都市徘徊blog

徒然まちあるき日記

渋谷マークシティ 1

2008-03-03 | 渋谷区  

 地形に少しだけ関連がある建築的階段

渋谷マークシティ・ウェスト1F、井の頭線改札口付近
所在地:渋谷区道玄坂1-12
Photo 2008.2.22

 地形の高低差のあるところにビルを建てると、どうしてもあちこちに階段やスロープを造ることになる。この場所も道路に対して半地下になったり中二階になり、微妙に外の道路と食い違っているため、どちらに行くにも階段を介さねばならない。

 本のなかでは屋外階段しか扱わなかった。建築内部の階段は、建築設計的にきちんと計画されていることが多く、破綻していることは少ない。計画者が一人かごく少数で、一つの階段が一つのタイミングで造られていることにも因っている。

 これに対して屋外階段は長い時間の経過で、何度も部分的に改変されていることが多いし、自然地形の起伏に左右されてしまうことも多い。周囲の住宅地の残地を道に充てることもあるため、その都合で弾力的に造られて更に改修されてしまっている。

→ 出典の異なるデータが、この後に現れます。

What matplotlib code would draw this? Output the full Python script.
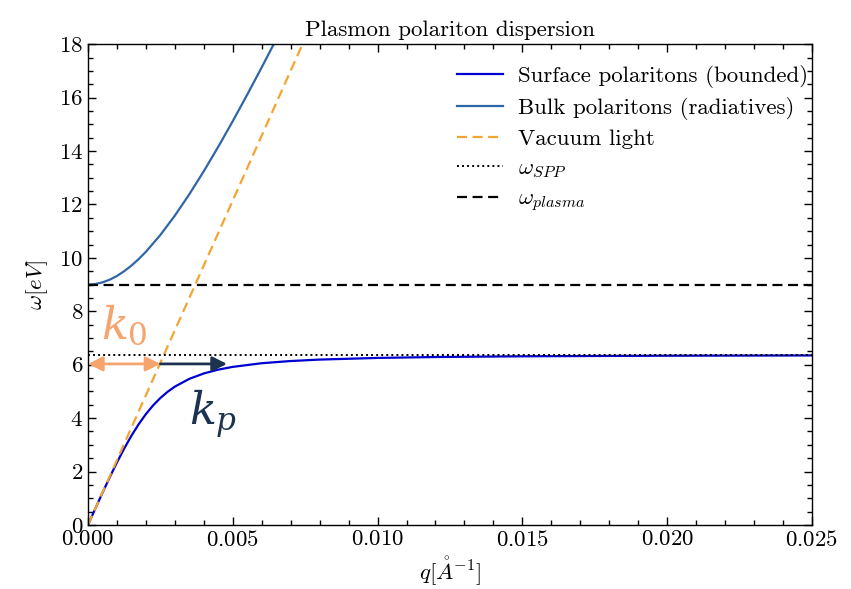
import matplotlib
matplotlib.use("Agg")
import matplotlib.pyplot as plt
from matplotlib.ticker import MultipleLocator

plt.rcParams['font.family'] = 'serif'
plt.rcParams['font.serif'] = ['cmr10', 'DejaVu Serif']
plt.rcParams['mathtext.fontset'] = 'cm'
plt.rcParams['axes.formatter.use_mathtext'] = True

# Surface plasmon polariton branch
q_surf = [0.0, 0.00025, 0.0005, 0.00075, 0.001, 0.00125, 0.0015, 0.00175, 0.002,
          0.00225, 0.0025, 0.00275, 0.003, 0.0035, 0.004, 0.0045, 0.005, 0.006,
          0.007, 0.008, 0.010, 0.012, 0.015, 0.020, 0.025]
w_surf = [0.0, 0.606, 1.204, 1.785, 2.340, 2.862, 3.341, 3.772, 4.152,
          4.478, 4.755, 4.987, 5.180, 5.471, 5.673, 5.816, 5.919, 6.056,
          6.138, 6.192, 6.254, 6.288, 6.315, 6.337, 6.347]

# Bulk polariton branch
q_bulk = [0.0, 0.00025, 0.0005, 0.00075, 0.001, 0.00125, 0.0015, 0.00175, 0.002,
          0.0025, 0.003, 0.0035, 0.004, 0.0045, 0.005, 0.0055, 0.006, 0.0065]
w_bulk = [9.0, 9.021, 9.082, 9.183, 9.322, 9.501, 9.710, 9.955, 10.228,
          10.858, 11.582, 12.383, 13.247, 14.162, 15.120, 16.113, 17.134, 18.179]

# Vacuum light line
q_light = [0.0, 0.0075]
w_light = [0.0, 18.225]

w_spp = 6.364
w_plasma = 9.0

# annotation arrows
k0_range = [0.0, 0.0025]
kp_range = [0.0025, 0.0048]
arrow_w = 6.03

fs = 16.5

fig = plt.figure(figsize=(8.51, 5.89), dpi=100)
ax = fig.add_axes([0.1034, 0.1087, 0.8507, 0.8163])

ax.plot(q_surf, w_surf, color='#0000D0', lw=1.6, label='Surface polaritons (bounded)')
ax.plot(q_bulk, w_bulk, color='#2F66A6', lw=1.6, label='Bulk polaritons (radiatives)')
ax.plot(q_light, w_light, color='#F2A531', lw=1.6, ls=(0, (4.5, 2.5)), label='Vacuum light')
ax.axhline(w_spp, color='black', lw=1.4, ls=(0, (1, 1.6)), label=r'$\omega_{SPP}$')
ax.axhline(w_plasma, color='black', lw=1.6, ls=(0, (4.5, 2.5)), label=r'$\omega_{plasma}$')

ax.set_xlim(0, 0.025)
ax.set_ylim(0, 18)
ax.xaxis.set_major_locator(MultipleLocator(0.005))
ax.xaxis.set_minor_locator(MultipleLocator(0.001))
ax.yaxis.set_major_locator(MultipleLocator(2))
ax.yaxis.set_minor_locator(MultipleLocator(0.5))
ax.tick_params(which='both', direction='in', top=True, right=True, labelsize=fs)
ax.tick_params(which='major', length=6, width=1)
ax.tick_params(which='minor', length=3.5, width=1)
for s in ax.spines.values():
    s.set_linewidth(1.0)

ax.set_xlabel(r'$q [\mathring{A}^{-1}]$', fontsize=fs, labelpad=4)
ax.set_ylabel(r'$\omega [eV]$', fontsize=fs, labelpad=6)
ax.set_title('Plasmon polariton dispersion', fontsize=fs, pad=6)

leg = ax.legend(loc='upper right', bbox_to_anchor=(1.0235, 1.0), frameon=False,
                fontsize=fs, handlelength=2.0, borderaxespad=0.5, labelspacing=0.4,
                handletextpad=0.65)

orange = '#F5A46E'
navy = '#1B3350'
ax.annotate('', xy=(kp_range[1], arrow_w), xytext=(kp_range[0], arrow_w),
            arrowprops=dict(arrowstyle='-|>', color=navy, lw=2, mutation_scale=22,
                            shrinkA=0, shrinkB=0))
ax.annotate('', xy=(k0_range[1], arrow_w), xytext=(k0_range[0], arrow_w),
            arrowprops=dict(arrowstyle='<|-|>', color=orange, lw=2, mutation_scale=22,
                            shrinkA=0, shrinkB=0))
ax.text(0.00045, 6.95, r'$k_0$', color=orange, fontsize=32, math_fontfamily='dejavuserif',
        ha='left', va='baseline')
ax.text(0.0035, 3.75, r'$k_p$', color=navy, fontsize=32, math_fontfamily='dejavuserif',
        ha='left', va='baseline')

fig.savefig('out.png', dpi=100)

 路上の階段と、建築的な屋内階段の大きな違いの一つはこの点にある。計画性の違いというか、意外性や破綻の有無というか・・・。全てがそうというわけではないのだが、私道上にある階段には珍階段が多い。

 デザインされた階段を見ると綺麗だなぁ、美しいなぁと思うし、かっこいいなぁ、凄いなぁとも思う。当初は建築を志した以上、それは当然なのだが、どこかで敗北感のようなものも感じているのも事実だ。こういう美しいのは考えつかないなぁ、自分ではデザインできないなぁと思うわけで、降参してしまうのである。

 一方、屋外階段の中で、場当たり的・非計画的なものはお世辞にも良いデザインではないことが多々ある。そりゃイカンだろっ!、と思うこともしばしば。また、なんでそうなるの??と言いたくなるモノも多い。不条理感さえ漂う姿だったり、珍空間体験だったりするわけだが、それらの階段はどこか憎めない天然ボケ的なものであり、愛すべきキャラクターであることが多い。

 逆にそれをデザイナーが「デザイン」したら、それは「あざとい」。計算されたボケには素直に笑えず、むしろホーッと感心してつい唸ってしまう感じでもある。なんだそりゃとかこれアホや~と言いながらも、自分まで笑ってしまい、つい嬉しくなってしまうのが、非計画的な屋外階段の魅力である。

 どちらが優れているという話ではなくて、どうも両者は質が違うようだ。計画的な階段を見れば、デザインというものの可能性に感嘆するし、計算された美しさを素直に楽しむことができる。一方の非計画的な階段を見れば、並大抵のデザインを超越した「神の手」?に驚くわけで、意外性から来る刺激が独特の感興を呼び起こす。

 また計画された階段でもエイジング(老朽化)が加わると侘び寂び的な手が自然に加わって、非計画の類に次第に近づく。廃墟の美なども、なぜそうなるの?とか、やっちまった系の感動から来るもので、意外性や破綻の意味で私たちに強く訴えかけてくる。

 さて、マークシティのこの階段は、完全に建築の一部なのだが、地形の影響を受けつつそれを利用したものである。モノとしては極めて計画的だが、背後には自然地形の起伏という与条件があり、それを消化する必要に迫られてこうなった。とはいっても建築設計的に計画されたものであり、意外性や破綻からは遠い存在である。

 だが、単純にかっこいいなーと思った。2Fに上る薄く軽い感じのステップと、1Fに下る大きな階段。対照的な上下二つの階段を歩く人を遠近感の中に同時に見ることができる。場所はガード下的な空間なのだが、建築パースに描いたらちょっとかっこよく魅力的に見えそうだ。ああ、やっぱり建築設計をやる人って、いろいろ考えながら設計してるんだな、と思ったのでした。